I also generated a Dockerfile for this system as well. Initially I screwed up by grabbing the old v1 of Docusaurus from Dockerhub. This was vastly inferior to what I was viewing on JAMstack. Hence I started my own Docusaurus docker image from scratch. The relevant parts of the Dockerfile required to install Docusaurus and its dependencies is:

RUN apt-get install -y \
build-essential

RUN curl -sL https://deb.nodesource.com/setup_14.x | bash -
RUN apt-get install -y nodejs

RUN npm install -g @docusaurus/init yarn

Similar to DocFX, there was an init script to generate a skeleton website and then you tweak from there. To create the skeleton directory structure in a the current directory (under a subdirectory named website) with the Docusaurus classic theme, run the following command:

docusaurus-init init website classic

Right off the bat, the site felt more complete and the user configuration felt more straight forward and easy to use than what I was familiar with Gatsby. After a little more experimentation, I found that the user experience was more simple at the cost of being less flexible. Most of the noise that I would have found in Gatsby and other blog engines was squirreled away in node_modules instead of sprawled out over the specific site's source code. The website really did only contain the minimal React components needed to express the site and not the mechanics of the site.

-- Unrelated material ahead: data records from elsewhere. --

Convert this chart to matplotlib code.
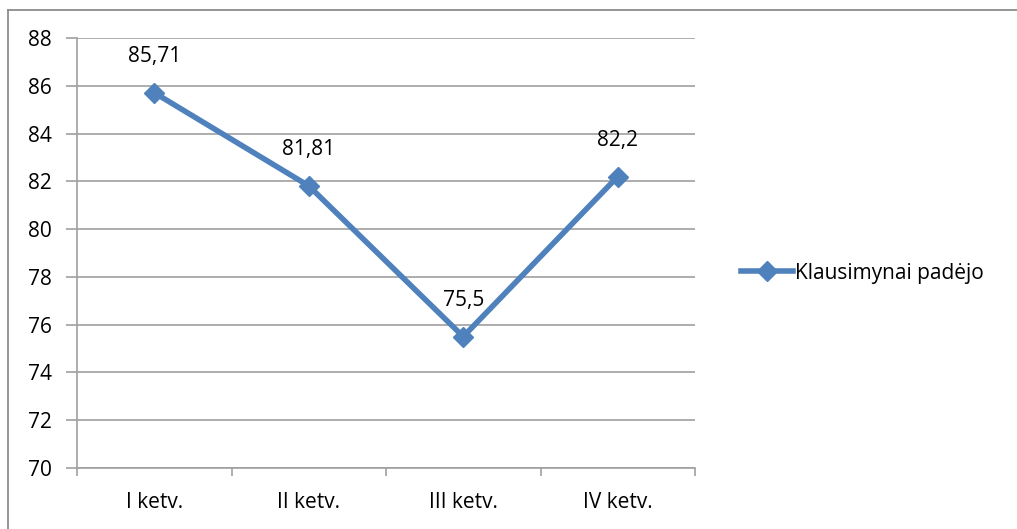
import matplotlib.pyplot as plt
from matplotlib.lines import Line2D

categories = ['I ketv.', 'II ketv.', 'III ketv.', 'IV ketv.']
values = [85.71, 81.81, 75.5, 82.2]
value_labels = ['85,71', '81,81', '75,5', '82,2']
series_name = 'Klausimynai padėjo'
y_ticks = [70, 72, 74, 76, 78, 80, 82, 84, 86, 88]

W, H = 1017, 529
plt.rcParams['font.family'] = ['Open Sans', 'DejaVu Sans']
fig = plt.figure(figsize=(W / 100, H / 100), dpi=100)

# outer chart border: only top and left edges are visible in the crop
border = '#8c8c8c'
fig.add_artist(Line2D([8 / W, 1.0], [1 - 9.5 / H] * 2, transform=fig.transFigure,
                      color=border, linewidth=1.3))
fig.add_artist(Line2D([8 / W] * 2, [0, 1 - 9.5 / H], transform=fig.transFigure,
                      color=border, linewidth=1.3))

ax = fig.add_axes([77 / W, 1 - 468 / H, (695 - 77) / W, (468 - 38) / H])
grid_c = '#a0a0a0'
color = '#4f81bd'
fs = 15

x = list(range(len(categories)))
ax.plot(x, values, color=color, linewidth=4, marker='D', markersize=10,
        markeredgecolor=color, solid_capstyle='round', zorder=3, clip_on=False)

for xi, v, lab in zip(x, values, value_labels):
    ax.annotate(lab, (xi, v), xytext=(0, 36), textcoords='offset pixels',
                ha='center', va='center', fontsize=fs, color='#000000')

ax.set_xlim(-0.5, 3.5)
ax.set_ylim(70, 88)
ax.set_yticks(y_ticks)
ax.set_yticklabels([str(t) for t in y_ticks], fontsize=fs)
ax.set_xticks([-0.5, 0.5, 1.5, 2.5, 3.5])
ax.set_xticklabels([])
ax.set_xticks(x, minor=True)
ax.set_xticklabels(categories, minor=True, fontsize=fs)
ax.tick_params(axis='x', which='minor', length=0, pad=17)
ax.tick_params(axis='x', which='major', length=6, color=grid_c, width=1.2)
ax.tick_params(axis='y', length=8, color=grid_c, width=1.2, pad=10)

ax.yaxis.grid(True, color=grid_c, linewidth=1.2)
ax.set_axisbelow(True)
for s in ['top', 'right']:
    ax.spines[s].set_visible(False)
for s in ['left', 'bottom']:
    ax.spines[s].set_color(grid_c)
    ax.spines[s].set_linewidth(1.2)

handle = Line2D([], [], color=color, linewidth=4, marker='D', markersize=10,
                markeredgecolor=color)
fig.legend([handle], [series_name], loc='center left',
           bbox_to_anchor=(722 / W, 1 - 273 / H), frameon=False,
           fontsize=fs, handlelength=2.5, handletextpad=0.1)

fig.savefig('out.png', dpi=100)
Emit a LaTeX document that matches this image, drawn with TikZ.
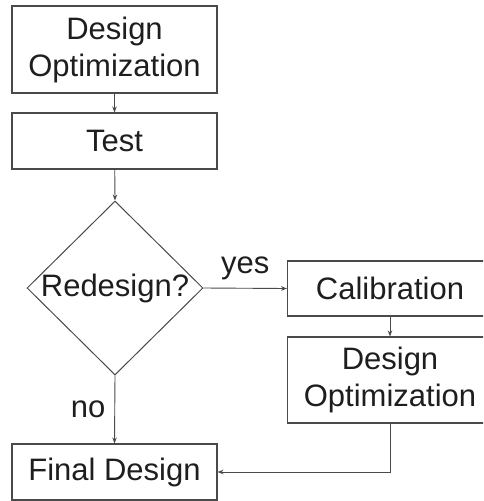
\documentclass[tikz,border=0pt]{standalone}
\usepackage{fontspec}
\setmainfont{Liberation Sans}
\usetikzlibrary{arrows.meta,shapes.geometric}
\definecolor{ln}{HTML}{4A4A4A}
\definecolor{tx}{HTML}{1E1E1E}
\tikzset{
  box/.style={draw=ln, line width=1.1pt, rectangle, minimum width=205pt, inner sep=0pt, align=center, text=tx, font=\fontsize{31}{37}\selectfont},
  lbl/.style={inner sep=0pt, text=tx, font=\fontsize{31}{37}\selectfont},
  conn/.style={draw=ln, line width=0.9pt, -{Stealth[length=6pt,width=4.5pt]}}
}
\begin{document}
\begin{tikzpicture}[x=1pt,y=-1pt]
\useasboundingbox (0,0) rectangle (483,501);
\clip (0,0) rectangle (483,501);
\node[box, minimum height=87pt] (do1) at (114.5,49.5) {Design\\Optimization};
\node[box, minimum height=56pt] (test) at (114.5,141) {Test};
\node[diamond, draw=ln, line width=1pt, minimum width=176pt, minimum height=174pt, inner sep=0pt] (dec) at (115,288) {};
\node[lbl] (dectext) at (dec.center) {Redesign?};
\node[box, minimum height=55pt] (cal) at (390,288.5) {Calibration};
\node[box, minimum height=86pt] (do2) at (390,380) {Design\\Optimization};
\node[box, minimum height=56pt] (fin) at (114.5,472) {Final Design};
\draw[conn] (do1) -- (test);
\draw[conn] (test) -- (dec.north);
\draw[conn] (dec.east) -- node[lbl, above=8pt] (yes) {yes} (cal.west);
\draw[conn] (cal) -- (do2);
\draw[conn] (dec.south) -- node[lbl, left=9pt] (no) {no} (fin.north);
\draw[conn] (do2.south) |- (fin.east);
\end{tikzpicture}
\end{document}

Right, long story short, I liked this and deemed it worth the effort to try in production.

Search Engine

One of the fears I had with performing such a large transition from one blog engine to another this time around was that I had put some effort into getting my Google recognition up on a blog for the first time. This meant that I was going to have to figure out what to do about sitemaps and redirection in regards to the search engines.

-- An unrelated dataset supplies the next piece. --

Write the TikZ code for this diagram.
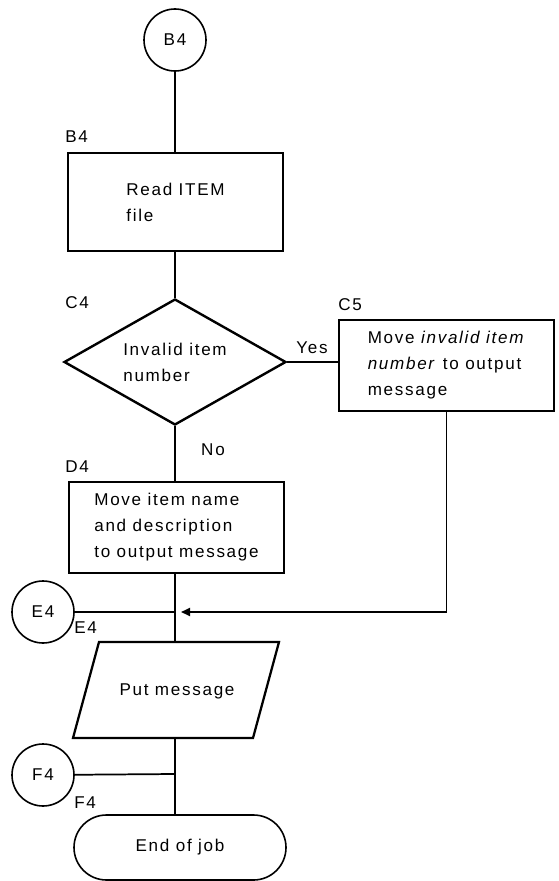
\documentclass[tikz,border=0pt]{standalone}
\usepackage{fontspec}
\setmainfont{Liberation Sans}[LetterSpace=10]
\usetikzlibrary{shapes.geometric,shapes.misc,arrows.meta}
\begin{document}
\begin{tikzpicture}[x=0.75pt,y=-0.75pt,
  txt/.style={font=\fontsize{12.8pt}{19.5pt}\selectfont, align=left},
  procbox/.style={draw, line width=1.7pt, rectangle, minimum width=161.25pt, inner sep=0pt, txt},
  conn/.style={draw, circle, line width=1.2pt, minimum size=46.5pt, inner sep=0pt, txt},
  lbl/.style={txt, inner sep=0pt, anchor=west},
  line/.style={line width=1.3pt}]
\useasboundingbox (0,0) rectangle (558,881);
% nodes
\node[conn] (b4c) at (175,40) {B4};
\node[procbox, minimum height=73.5pt] (read) at (175.5,202) {Read ITEM\\file};
\node[draw, diamond, aspect=1.76, line width=1.8pt, minimum width=166.5pt, minimum height=94.5pt, inner sep=0pt, txt] (dec) at (175,362) {Invalid item\\number};
\node[procbox, minimum height=68.25pt] (c5) at (446.5,365.5) {Move \textit{invalid item}\\\textit{number} to output\\message};
\node[procbox, minimum height=68.25pt] (d4) at (176.5,527.5) {Move item name\\and description\\to output message};
\node[conn] (e4c) at (43,612) {E4};
\coordinate (ej) at (175,612);
\coordinate (cj) at (c5.south |- ej);
\draw[line width=1.7pt] (99,642) -- (279,642) -- (253,738) -- (73,738) -- cycle;
\node[txt, inner sep=0pt] (put) at (177,691) {Put message};
\coordinate (puttop) at (175,642);
\coordinate (putbot) at (175,738);
\node[conn] (f4c) at (43,775) {F4};
\coordinate (fj) at (175,774);
\node[draw, rounded rectangle, line width=1.2pt, minimum width=159pt, minimum height=48.75pt, inner sep=0pt, txt] (end) at (180,847.5) {End of job};
% labels
\node[lbl] (lb4) at (65,137) {B4};
\node[lbl] (lc4) at (65,303) {C4};
\node[lbl] (lc5) at (338,305) {C5};
\node[lbl] (ld4) at (65,467) {D4};
\node[lbl] (le4) at (74,628) {E4};
\node[lbl] (lf4) at (74,803) {F4};
\node[txt, inner sep=0pt] (yes) at (312,348) {Yes};
\node[txt, inner sep=0pt] (no) at (213,450) {No};
% connectors
\draw[line] (b4c) -- (read.north -| b4c);
\draw[line] (read.south -| dec.north) -- (dec.north);
\draw[line] (dec.east) -- (c5.west |- dec.east);
\draw[line] (dec.south) -- (dec.south |- d4.north);
\draw[line] (ej |- d4.south) -- (ej) -- (puttop);
\draw[line] (e4c) -- (ej);
\draw[line, -{Triangle[length=6.75pt,width=6pt]}, shorten >=4.5pt] (c5.south) -- (cj) -- (ej);
\draw[line] (putbot) -- (fj) -- (fj |- end.north);
\draw[line] (f4c) -- (fj);
\end{tikzpicture}
\end{document}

Turns out its not that big of a deal for a small site like mine. I basically captured the roughly 50 articles that I had from my old site and created redirection links from each post to the new links in a _redirects file. This file is specified by Netlify (my host) as the way to generate 301 redirection links. I additionally implemented client side redirection in Javascript if for some reason I forget or the redirection links don't work. (Although you really need the 301's to work for the search engine's sake.)

Finally, I captured my old (Gatsby auto-generated) sitemap.xml. Referencing this in the robots.txt along side the new Docusaurus sitemap.xml and uploading it explicitly to the Google search engine will help google find the 301 redirection links faster. The recommendations that I've found online is that after 6 months I should remove the old sitemap.

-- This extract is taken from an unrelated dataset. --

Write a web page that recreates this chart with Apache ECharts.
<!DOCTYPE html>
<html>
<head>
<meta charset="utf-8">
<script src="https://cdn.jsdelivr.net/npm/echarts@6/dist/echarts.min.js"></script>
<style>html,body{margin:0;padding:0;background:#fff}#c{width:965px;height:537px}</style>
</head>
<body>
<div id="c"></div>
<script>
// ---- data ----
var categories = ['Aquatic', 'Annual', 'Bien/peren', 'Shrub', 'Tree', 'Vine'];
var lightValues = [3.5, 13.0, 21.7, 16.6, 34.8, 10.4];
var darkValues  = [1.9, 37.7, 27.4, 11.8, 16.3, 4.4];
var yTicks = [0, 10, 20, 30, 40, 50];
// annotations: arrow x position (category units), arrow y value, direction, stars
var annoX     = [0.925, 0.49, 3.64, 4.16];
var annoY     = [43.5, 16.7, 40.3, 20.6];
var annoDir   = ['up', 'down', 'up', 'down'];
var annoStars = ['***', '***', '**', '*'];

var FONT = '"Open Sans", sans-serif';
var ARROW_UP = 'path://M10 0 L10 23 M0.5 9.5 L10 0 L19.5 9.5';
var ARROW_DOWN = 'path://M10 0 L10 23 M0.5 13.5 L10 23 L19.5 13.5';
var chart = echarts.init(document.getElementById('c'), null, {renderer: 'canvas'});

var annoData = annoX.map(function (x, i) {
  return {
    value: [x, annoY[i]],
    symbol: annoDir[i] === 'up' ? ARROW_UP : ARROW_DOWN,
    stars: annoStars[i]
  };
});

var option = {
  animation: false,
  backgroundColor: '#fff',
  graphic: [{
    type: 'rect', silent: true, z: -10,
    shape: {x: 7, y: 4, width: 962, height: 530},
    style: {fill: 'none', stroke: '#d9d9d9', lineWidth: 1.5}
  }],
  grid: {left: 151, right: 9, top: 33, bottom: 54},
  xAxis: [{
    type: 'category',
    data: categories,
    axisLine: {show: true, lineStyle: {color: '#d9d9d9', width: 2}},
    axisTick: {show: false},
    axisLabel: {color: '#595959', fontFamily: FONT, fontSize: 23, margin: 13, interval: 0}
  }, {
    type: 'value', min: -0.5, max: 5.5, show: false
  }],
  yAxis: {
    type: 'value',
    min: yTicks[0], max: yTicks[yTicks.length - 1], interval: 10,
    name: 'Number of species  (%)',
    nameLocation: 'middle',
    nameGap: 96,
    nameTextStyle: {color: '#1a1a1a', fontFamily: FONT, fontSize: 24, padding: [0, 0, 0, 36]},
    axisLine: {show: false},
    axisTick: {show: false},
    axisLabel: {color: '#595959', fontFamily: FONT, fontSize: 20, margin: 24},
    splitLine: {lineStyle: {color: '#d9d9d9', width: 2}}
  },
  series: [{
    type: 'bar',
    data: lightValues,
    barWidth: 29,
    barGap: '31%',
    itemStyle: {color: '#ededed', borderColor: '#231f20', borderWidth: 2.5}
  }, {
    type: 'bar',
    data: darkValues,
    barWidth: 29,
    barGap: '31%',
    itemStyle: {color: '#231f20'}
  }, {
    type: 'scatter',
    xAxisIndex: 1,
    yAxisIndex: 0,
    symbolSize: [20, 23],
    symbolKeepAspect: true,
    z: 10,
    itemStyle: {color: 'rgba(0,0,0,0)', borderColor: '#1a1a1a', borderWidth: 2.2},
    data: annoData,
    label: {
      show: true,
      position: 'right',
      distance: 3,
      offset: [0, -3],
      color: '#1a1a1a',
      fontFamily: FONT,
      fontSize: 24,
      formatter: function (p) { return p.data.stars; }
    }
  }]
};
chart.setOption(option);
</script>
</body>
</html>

So this is great, a transition strategy for my site and search engine results.

Results

So far I actually have no real results beyond my local testing and initial deployment. This is the first article that I'm writing for the new system. I hope to soon start filling out the notes section as well. There is a tips and tricks markdown file I've been kicking around for awhile that I don't know what to do with.

All in all, I have some big plans for Docusaurus outside of my little blog site and hope that it continues to improve. The next things to try out are the Google Analytics plugins and possibly a Gitalk plugin for free-ish comment integration.